Sobre esos pilares, los de Vox aplicaron el populismo, que es un estilo de hacer política que vive del conflicto. Sin bronca no hay votos. Para entonces ya se habían acercado a Vox dos grupos ideológicos antes marginales: tradicionalistas y falangistas. Estos proporcionaron al partido un discurso sobre la España esencialista que recuerda al relato nacionalcatólico, pero más al que construyó el falangismo de José Luis Arrese. Dejaron a un lado a la Iglesia porque los obispos españoles están a otra cosa, y se centraron en el culto a la nación. Fue así que Vox recuperó la simbología nacionalista junto a un discurso sobre la Reconquista, el Imperio, el antiliberalismo del siglo XIX, el anticomunismo del XX, con reticencias hacia el Rey, la Transición y la Constitución de 1978. Poco a poco, y no solo en las referencias discursivas tomadas de Blas Piñar, como el «sin miedo a nada y a nadie», se fue imponiendo el tono falangista.
Ese falangismo se hizo patente en varias cuestiones. La primera fue abrazarse a los que defienden la democracia iliberal, como se ha visto en el Parlamento Europeo. La segunda fue el estatismo. Quieren conquistar el Estado y hacerlo más poderoso para cambiar España. Es una idea de Ledesma Ramos, el falangista de la «revolución nacional» de los años 30. Recuerden que ese mismo fue el lema de las manifestaciones de Vox en noviembre de 2023 en Ferraz. La dirección del partido pensó que necesitaba un Estado fuerte con la misión de salvar España. Este mesianismo político nos recuerda a lo peor de la historia violenta de los últimos 250 años de Europa. Por cierto, una consecuencia de esa idolatría del Estado fue echar a los liberales de Vox.
«Tomaron la idea del choque de razas con su peor consecuencia, que es la colectivización del otro para demonizar»
La tercera muestra de ese falangismo que se adueñó de Vox fue el nacionalsindicalismo. Crearon un sindicato nacional llamado Solidaridad, que destilaba obrerismo corporativo y animadversión a los sindicatos «rojos», en un modelo de los años 50: municipio, familia, trabajo y justicia social. Pero el eje era la antiinmigración. Tomaron la idea del choque de razas con su peor consecuencia, que es la colectivización del otro para demonizar.
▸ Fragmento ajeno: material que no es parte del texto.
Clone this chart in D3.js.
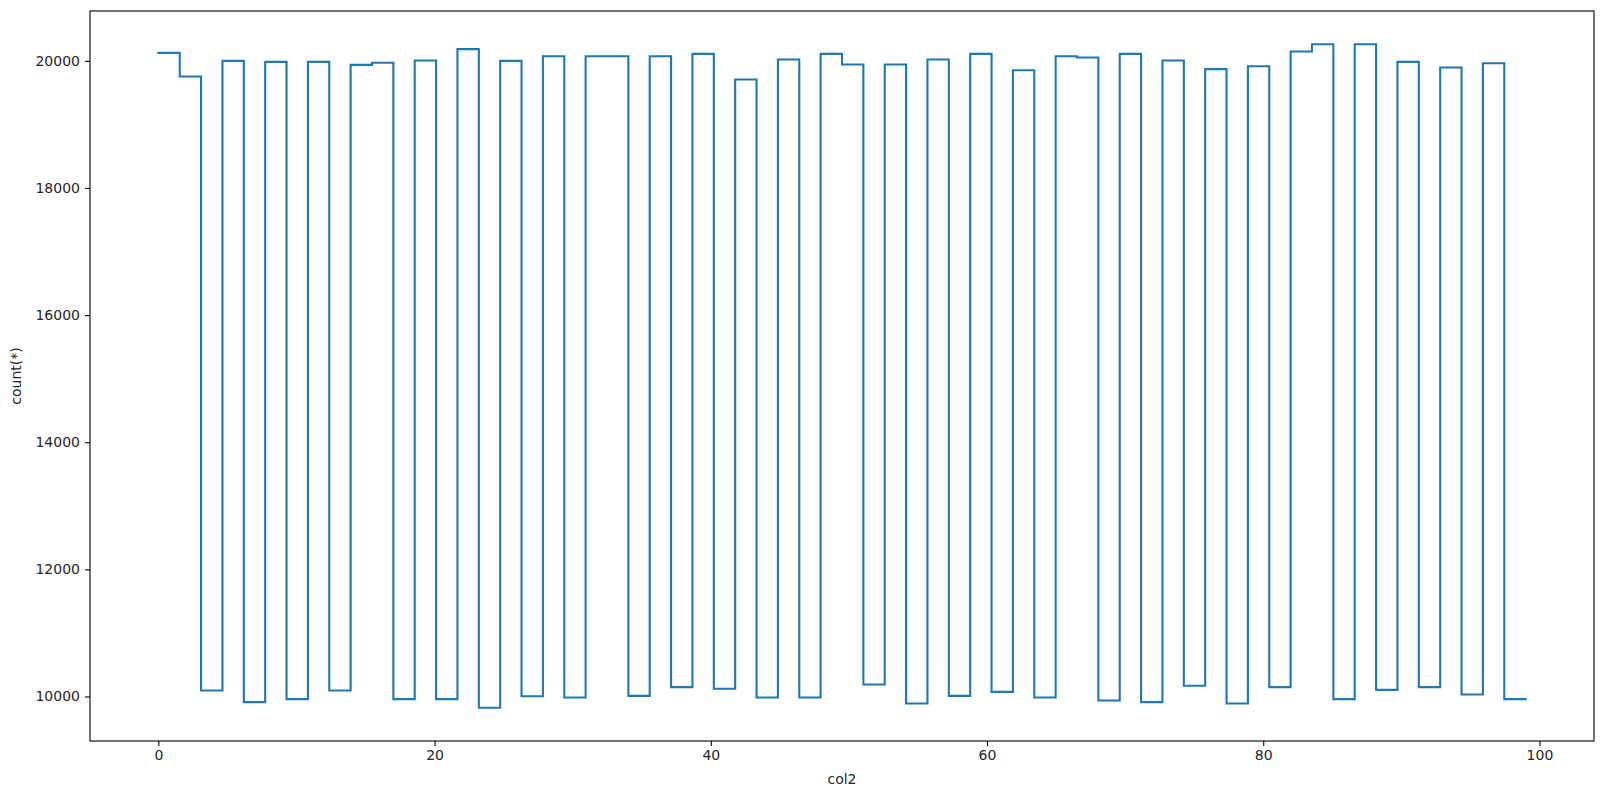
<!DOCTYPE html>
<html>
<head>
<meta charset="utf-8">
<script src="https://cdn.jsdelivr.net/npm/d3@7"></script>
<style>
  html, body { margin: 0; padding: 0; background: #ffffff; }
  svg { display: block; }
  text { font-family: "DejaVu Sans", sans-serif; fill: #262626; }
</style>
</head>
<body>
<svg id="chart" width="1600" height="793"></svg>
<script>
// Histogram of col2: 64 bins spanning [0, 99]
const histMin = 0;
const histMax = 99;
const counts = [
  20126, 19753, 10094, 20000, 9911, 19984, 9958, 19984,
  10094, 19937, 19969, 9958, 20005, 9958, 20184, 9822,
  20000, 10005, 20073, 9984, 20073, 20073, 10010, 20073,
  10147, 20110, 10121, 19706, 9984, 20021, 9984, 20110,
  19942, 10189, 19942, 9890, 20021, 10010, 20110, 10073,
  19853, 9984, 20073, 20052, 9937, 20110, 9911, 20005,
  10168, 19869, 9890, 19916, 10147, 20147, 20262, 9958,
  20262, 10105, 19984, 10147, 19895, 10031, 19963, 9958
];
const xTicks = [0, 20, 40, 60, 80, 100];
const yTicks = [10000, 12000, 14000, 16000, 18000, 20000];
const xLabel = "col2";
const yLabel = "count(*)";

(function () {
  const svg = d3.select("#chart");
  const mLeft = 90, mRight = 1594, mTop = 11, mBottom = 741;

  const nBins = counts.length;
  const binW = (histMax - histMin) / nBins;
  const points = counts.map((c, i) => [histMin + i * binW, c]);
  points.push([histMax, counts[nBins - 1]]);

  const xPad = (histMax - histMin) * 0.05;
  const yMin = d3.min(counts), yMax = d3.max(counts);
  const yPad = (yMax - yMin) * 0.05;

  const x = d3.scaleLinear().domain([histMin - xPad, histMax + xPad]).range([mLeft, mRight]);
  const y = d3.scaleLinear().domain([yMin - yPad, yMax + yPad]).range([mBottom, mTop]);

  // x axis
  const xAxis = d3.axisBottom(x).tickValues(xTicks).tickSize(5).tickPadding(4).tickFormat(d3.format("d"));
  const gx = svg.append("g").attr("transform", `translate(0,${mBottom})`).call(xAxis);
  gx.select(".domain").remove();
  gx.selectAll("line").attr("stroke", "#000").attr("stroke-width", 1.1);
  gx.selectAll("text").attr("font-size", 14).attr("font-family", "DejaVu Sans").attr("fill", "#262626");

  // y axis
  const yAxis = d3.axisLeft(y).tickValues(yTicks).tickSize(5).tickPadding(5).tickFormat(d3.format("d"));
  const gy = svg.append("g").attr("transform", `translate(${mLeft},0)`).call(yAxis);
  gy.select(".domain").remove();
  gy.selectAll("line").attr("stroke", "#000").attr("stroke-width", 1.1);
  gy.selectAll("text").attr("font-size", 14).attr("font-family", "DejaVu Sans").attr("fill", "#262626");

  // step line
  const line = d3.line().x(d => x(d[0])).y(d => y(d[1])).curve(d3.curveStepAfter);
  svg.append("path")
    .datum(points)
    .attr("d", line)
    .attr("fill", "none")
    .attr("stroke", "#1f77b4")
    .attr("stroke-width", 2.1)
    .attr("stroke-linejoin", "miter")
    .attr("stroke-linecap", "square");

  // frame
  svg.append("rect")
    .attr("x", mLeft).attr("y", mTop)
    .attr("width", mRight - mLeft).attr("height", mBottom - mTop)
    .attr("fill", "none").attr("stroke", "#000").attr("stroke-width", 1.1);

  // axis labels
  svg.append("text")
    .attr("x", (mLeft + mRight) / 2).attr("y", 784)
    .attr("text-anchor", "middle").attr("font-size", 14)
    .text(xLabel);
  svg.append("text")
    .attr("transform", `translate(21,${(mTop + mBottom) / 2}) rotate(-90)`)
    .attr("text-anchor", "middle").attr("font-size", 14)
    .text(yLabel);
})();
</script>
</body>
</html>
El discurso es básico: los inmigrantes quitan el trabajo, se aprovechan del Estado del bienestar, violan a «nuestras mujeres», trafican con drogas, ensucian, roban. ¿Todos? Eso a Vox no le importa, como se ha visto en el caso de los menas. En lugar de estudiar caso a caso, con gran inmoralidad, generalizan por un interés político.
A partir de aquí, la dirección de Vox ha dado un giro de tuerca esta quincena. Ha cambiado la Agenda 2030 por la Agenda de Putin. Vox se ha unido en el Parlamento Europeo a los ultranacionalistas que defienden la reacción frente a la «invasión» inmigrante y que quieren desestabilizar la Unión Europea. El coste es abandonar a Meloni, modelo político de éxito. Su decisión es contradictoria, porque los «patriotas» de Vox se sientan junto a los nacionalistas flamencos y Salvini, que cobijaron a Puigdemont, en un grupo inspirado por Putin, que apoyó el golpe separatista en Cataluña de 2017.
El otro condicionante se llama Alvise, que obtuvo 800.000 votos en las europeas, y la creencia de que Sánchez adelantará las elecciones generales a octubre de 2024. Alvise duele a Vox porque piensa que no va a crecer más por la derecha y, además, porque este personaje ha metido a Vox en «la fiesta». El creador de Se Acabó La Fiesta define a los de Abascal como una casta de aprovechados que vive del sistema. Por eso Vox ha iniciado una competición con Alvise para ver quién es más antisistema, y ha roto con el PP, que es el sistema.
La anatomía de Vox da para mucho, pero aquí lo dejo porque una vez más esto va para ensayo. Solo una advertencia. Despreciar el debate crítico sobre Vox diciendo que el PP es peor, que es «el PSOE azul» y demás zarandajas, es comulgar con una consigna de la dirección del partido de Abascal para que los fieles la repitan en modo calmante y taumatúrgico, evitando así la crítica a sus decisiones y la reflexión constructiva. Pero no somos niños ni un coro norcoreano. Al revés, el realismo político sirve para madurar y desencantar a la gente.